OBJECTIVE:
Report every line from the material that contains the word "matplotlib".

INFORMATION SUPPLIED:
──────────────────────────────
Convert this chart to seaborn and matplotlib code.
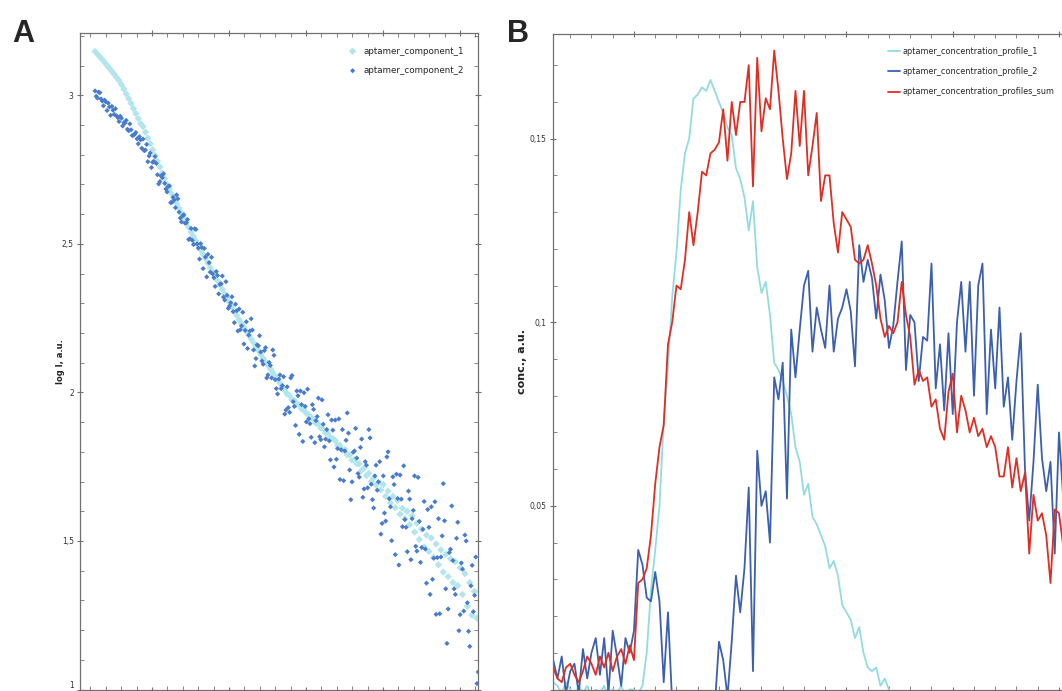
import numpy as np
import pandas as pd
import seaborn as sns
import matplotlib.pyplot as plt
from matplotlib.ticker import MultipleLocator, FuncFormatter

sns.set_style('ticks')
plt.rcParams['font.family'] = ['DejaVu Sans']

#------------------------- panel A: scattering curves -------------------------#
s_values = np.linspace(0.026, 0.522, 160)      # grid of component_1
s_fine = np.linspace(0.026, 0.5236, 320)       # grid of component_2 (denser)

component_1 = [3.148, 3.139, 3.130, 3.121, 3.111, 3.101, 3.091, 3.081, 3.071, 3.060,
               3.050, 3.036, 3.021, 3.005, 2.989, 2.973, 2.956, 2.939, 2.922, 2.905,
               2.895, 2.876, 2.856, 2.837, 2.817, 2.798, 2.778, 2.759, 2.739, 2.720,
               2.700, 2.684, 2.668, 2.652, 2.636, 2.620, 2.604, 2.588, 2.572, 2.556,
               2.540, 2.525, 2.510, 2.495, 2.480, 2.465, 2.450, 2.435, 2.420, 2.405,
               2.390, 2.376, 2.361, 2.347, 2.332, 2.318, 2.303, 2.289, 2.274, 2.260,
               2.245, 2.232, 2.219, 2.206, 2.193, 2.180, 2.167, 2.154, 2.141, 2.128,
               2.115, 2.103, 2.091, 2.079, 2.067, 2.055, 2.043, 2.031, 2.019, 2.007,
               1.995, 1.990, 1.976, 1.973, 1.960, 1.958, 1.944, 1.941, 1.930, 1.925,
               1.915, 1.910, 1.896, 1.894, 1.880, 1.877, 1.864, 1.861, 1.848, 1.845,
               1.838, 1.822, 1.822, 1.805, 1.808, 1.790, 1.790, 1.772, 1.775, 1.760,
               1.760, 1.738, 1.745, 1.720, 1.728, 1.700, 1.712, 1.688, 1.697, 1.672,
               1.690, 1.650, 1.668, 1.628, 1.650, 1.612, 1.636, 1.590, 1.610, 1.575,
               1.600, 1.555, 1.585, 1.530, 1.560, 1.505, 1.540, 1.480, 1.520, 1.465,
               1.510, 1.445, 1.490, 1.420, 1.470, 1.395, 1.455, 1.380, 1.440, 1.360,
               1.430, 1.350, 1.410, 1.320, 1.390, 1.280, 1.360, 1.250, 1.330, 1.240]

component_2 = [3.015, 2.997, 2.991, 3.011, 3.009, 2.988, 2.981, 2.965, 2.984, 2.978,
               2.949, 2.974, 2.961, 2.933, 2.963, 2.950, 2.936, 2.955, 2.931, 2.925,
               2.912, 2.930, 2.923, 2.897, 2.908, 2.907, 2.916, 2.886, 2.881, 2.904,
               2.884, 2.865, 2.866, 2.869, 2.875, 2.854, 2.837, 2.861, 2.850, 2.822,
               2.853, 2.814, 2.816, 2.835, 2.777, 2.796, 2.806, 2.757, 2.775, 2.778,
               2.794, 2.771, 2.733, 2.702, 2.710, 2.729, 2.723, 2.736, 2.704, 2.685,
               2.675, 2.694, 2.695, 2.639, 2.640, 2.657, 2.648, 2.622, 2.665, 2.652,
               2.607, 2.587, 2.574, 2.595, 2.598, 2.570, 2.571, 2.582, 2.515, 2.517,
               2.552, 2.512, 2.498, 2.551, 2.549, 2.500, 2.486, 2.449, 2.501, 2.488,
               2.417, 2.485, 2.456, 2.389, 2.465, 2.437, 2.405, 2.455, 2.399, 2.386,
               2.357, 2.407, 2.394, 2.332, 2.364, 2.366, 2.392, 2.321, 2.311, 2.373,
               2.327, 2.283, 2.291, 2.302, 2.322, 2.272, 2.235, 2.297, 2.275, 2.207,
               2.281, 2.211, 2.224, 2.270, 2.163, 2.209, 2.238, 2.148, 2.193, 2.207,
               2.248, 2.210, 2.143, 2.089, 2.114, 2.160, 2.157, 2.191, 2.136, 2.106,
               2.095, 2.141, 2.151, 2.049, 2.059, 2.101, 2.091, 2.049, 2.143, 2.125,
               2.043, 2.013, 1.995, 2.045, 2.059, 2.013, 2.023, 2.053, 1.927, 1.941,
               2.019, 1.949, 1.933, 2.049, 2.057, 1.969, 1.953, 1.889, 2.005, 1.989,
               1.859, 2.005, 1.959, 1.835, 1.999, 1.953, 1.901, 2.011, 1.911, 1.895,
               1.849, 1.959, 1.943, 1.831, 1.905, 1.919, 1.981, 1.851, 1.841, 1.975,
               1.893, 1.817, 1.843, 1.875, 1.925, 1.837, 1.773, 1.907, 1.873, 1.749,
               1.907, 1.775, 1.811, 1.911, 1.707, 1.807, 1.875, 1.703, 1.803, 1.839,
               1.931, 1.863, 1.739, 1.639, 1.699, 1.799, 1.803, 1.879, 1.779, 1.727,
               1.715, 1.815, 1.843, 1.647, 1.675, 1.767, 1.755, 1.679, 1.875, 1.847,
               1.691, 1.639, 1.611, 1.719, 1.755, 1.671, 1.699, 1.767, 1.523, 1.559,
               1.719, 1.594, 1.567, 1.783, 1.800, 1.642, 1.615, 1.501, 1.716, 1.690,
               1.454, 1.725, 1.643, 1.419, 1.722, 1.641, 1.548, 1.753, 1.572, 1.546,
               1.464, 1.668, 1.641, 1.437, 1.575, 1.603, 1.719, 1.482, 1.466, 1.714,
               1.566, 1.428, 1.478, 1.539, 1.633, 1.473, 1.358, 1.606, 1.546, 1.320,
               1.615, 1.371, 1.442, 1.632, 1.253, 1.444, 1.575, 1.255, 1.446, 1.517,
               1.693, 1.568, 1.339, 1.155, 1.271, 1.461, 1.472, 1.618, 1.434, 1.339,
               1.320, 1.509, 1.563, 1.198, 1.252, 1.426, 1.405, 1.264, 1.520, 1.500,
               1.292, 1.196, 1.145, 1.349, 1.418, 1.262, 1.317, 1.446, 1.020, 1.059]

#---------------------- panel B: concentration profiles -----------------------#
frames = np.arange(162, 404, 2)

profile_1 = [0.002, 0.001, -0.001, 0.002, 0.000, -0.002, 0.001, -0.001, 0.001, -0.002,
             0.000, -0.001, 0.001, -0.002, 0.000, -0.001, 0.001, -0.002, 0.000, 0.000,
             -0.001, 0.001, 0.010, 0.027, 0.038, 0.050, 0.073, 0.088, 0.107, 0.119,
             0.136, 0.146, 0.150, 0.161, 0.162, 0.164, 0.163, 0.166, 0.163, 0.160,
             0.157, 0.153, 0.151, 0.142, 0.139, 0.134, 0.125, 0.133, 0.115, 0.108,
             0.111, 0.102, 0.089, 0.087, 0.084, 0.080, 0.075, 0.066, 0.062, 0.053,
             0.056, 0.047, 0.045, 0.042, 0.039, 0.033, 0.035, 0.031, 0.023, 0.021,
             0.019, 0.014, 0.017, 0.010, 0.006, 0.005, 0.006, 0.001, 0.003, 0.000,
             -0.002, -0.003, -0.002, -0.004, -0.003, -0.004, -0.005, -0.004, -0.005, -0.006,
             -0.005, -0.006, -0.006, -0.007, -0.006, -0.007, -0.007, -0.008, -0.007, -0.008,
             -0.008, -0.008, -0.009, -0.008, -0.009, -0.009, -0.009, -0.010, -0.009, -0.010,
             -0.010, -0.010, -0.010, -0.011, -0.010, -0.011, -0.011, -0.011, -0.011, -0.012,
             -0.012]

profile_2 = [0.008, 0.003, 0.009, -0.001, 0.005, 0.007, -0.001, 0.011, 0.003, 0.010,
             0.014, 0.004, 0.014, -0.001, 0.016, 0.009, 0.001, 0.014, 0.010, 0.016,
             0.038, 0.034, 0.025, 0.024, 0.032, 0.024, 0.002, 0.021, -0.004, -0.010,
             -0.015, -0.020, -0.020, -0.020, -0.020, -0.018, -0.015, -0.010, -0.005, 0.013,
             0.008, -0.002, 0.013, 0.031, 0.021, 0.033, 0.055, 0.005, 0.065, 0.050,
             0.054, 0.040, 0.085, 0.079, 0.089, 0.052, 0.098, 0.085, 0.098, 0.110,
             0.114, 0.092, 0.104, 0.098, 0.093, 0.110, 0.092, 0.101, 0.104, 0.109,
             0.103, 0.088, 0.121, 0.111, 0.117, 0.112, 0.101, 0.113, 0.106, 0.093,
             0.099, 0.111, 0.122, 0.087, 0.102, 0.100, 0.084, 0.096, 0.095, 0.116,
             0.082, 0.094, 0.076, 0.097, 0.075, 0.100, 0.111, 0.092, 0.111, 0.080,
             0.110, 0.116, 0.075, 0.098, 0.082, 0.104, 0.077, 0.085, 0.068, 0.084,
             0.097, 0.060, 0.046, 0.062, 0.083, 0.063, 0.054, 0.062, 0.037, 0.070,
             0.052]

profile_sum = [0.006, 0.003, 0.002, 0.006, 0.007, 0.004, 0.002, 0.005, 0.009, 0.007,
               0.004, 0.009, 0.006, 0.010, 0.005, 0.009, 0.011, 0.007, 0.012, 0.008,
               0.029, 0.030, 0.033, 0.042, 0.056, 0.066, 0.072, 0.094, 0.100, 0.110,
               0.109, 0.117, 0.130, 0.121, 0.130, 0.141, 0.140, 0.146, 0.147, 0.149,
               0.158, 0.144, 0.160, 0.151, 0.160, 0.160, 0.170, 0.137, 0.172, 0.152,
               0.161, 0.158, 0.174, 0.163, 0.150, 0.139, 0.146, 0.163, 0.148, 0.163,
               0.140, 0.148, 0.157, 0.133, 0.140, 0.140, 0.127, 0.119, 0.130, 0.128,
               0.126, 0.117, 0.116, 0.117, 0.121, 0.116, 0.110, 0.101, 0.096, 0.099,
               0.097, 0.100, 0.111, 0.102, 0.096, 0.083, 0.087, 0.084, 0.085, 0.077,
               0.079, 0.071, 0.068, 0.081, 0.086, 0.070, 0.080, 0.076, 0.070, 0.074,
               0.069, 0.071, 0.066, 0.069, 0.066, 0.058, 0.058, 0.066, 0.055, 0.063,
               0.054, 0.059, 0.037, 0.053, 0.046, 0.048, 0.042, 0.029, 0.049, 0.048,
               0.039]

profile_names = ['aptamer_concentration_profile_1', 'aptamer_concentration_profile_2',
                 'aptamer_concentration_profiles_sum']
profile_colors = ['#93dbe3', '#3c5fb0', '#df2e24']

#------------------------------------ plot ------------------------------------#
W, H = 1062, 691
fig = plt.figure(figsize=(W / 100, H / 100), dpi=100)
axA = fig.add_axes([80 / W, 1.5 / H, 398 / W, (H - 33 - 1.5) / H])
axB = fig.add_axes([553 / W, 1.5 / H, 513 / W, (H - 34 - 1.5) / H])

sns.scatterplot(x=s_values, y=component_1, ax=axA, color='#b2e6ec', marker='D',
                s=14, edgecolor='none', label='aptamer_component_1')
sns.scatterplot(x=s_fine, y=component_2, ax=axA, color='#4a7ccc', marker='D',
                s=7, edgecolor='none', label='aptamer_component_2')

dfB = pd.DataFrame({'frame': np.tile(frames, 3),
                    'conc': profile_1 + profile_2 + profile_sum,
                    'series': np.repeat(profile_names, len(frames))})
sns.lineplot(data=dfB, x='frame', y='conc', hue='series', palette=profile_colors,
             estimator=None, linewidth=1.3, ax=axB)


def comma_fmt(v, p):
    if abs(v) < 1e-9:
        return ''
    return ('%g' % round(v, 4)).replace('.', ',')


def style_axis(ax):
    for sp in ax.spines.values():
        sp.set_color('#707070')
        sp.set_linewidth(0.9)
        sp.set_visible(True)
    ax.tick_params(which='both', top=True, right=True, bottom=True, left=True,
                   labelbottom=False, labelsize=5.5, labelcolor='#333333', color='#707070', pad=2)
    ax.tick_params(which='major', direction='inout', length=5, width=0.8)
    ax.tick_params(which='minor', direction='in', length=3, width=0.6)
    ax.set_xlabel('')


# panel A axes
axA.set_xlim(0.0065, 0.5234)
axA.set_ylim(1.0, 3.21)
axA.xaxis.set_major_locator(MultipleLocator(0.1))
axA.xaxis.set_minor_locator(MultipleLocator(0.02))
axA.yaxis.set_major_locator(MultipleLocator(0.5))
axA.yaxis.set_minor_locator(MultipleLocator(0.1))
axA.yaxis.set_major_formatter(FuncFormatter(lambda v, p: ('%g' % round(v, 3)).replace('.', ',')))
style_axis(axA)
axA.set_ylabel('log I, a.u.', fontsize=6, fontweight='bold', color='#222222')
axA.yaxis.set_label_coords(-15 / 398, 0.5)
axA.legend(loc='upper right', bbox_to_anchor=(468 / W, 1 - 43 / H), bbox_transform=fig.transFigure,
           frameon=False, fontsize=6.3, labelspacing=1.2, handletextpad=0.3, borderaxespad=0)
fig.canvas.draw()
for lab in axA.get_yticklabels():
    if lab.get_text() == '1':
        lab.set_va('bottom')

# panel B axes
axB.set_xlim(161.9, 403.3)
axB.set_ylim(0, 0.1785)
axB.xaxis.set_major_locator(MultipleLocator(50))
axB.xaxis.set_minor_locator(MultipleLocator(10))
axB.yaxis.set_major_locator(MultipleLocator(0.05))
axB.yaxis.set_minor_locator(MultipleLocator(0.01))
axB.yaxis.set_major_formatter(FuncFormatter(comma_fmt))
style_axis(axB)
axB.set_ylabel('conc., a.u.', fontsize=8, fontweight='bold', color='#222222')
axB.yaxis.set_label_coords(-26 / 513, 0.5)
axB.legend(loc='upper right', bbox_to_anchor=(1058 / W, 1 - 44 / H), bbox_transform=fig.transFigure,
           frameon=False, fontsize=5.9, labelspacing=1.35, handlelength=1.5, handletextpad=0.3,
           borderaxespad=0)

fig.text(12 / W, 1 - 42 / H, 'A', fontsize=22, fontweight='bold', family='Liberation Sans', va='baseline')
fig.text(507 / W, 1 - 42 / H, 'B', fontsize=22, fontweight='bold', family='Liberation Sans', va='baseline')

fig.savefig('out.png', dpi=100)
──────────────────────────────
TASK OUTPUT:
Convert this chart to seaborn and matplotlib code.
import matplotlib.pyplot as plt
from matplotlib.ticker import MultipleLocator, FuncFormatter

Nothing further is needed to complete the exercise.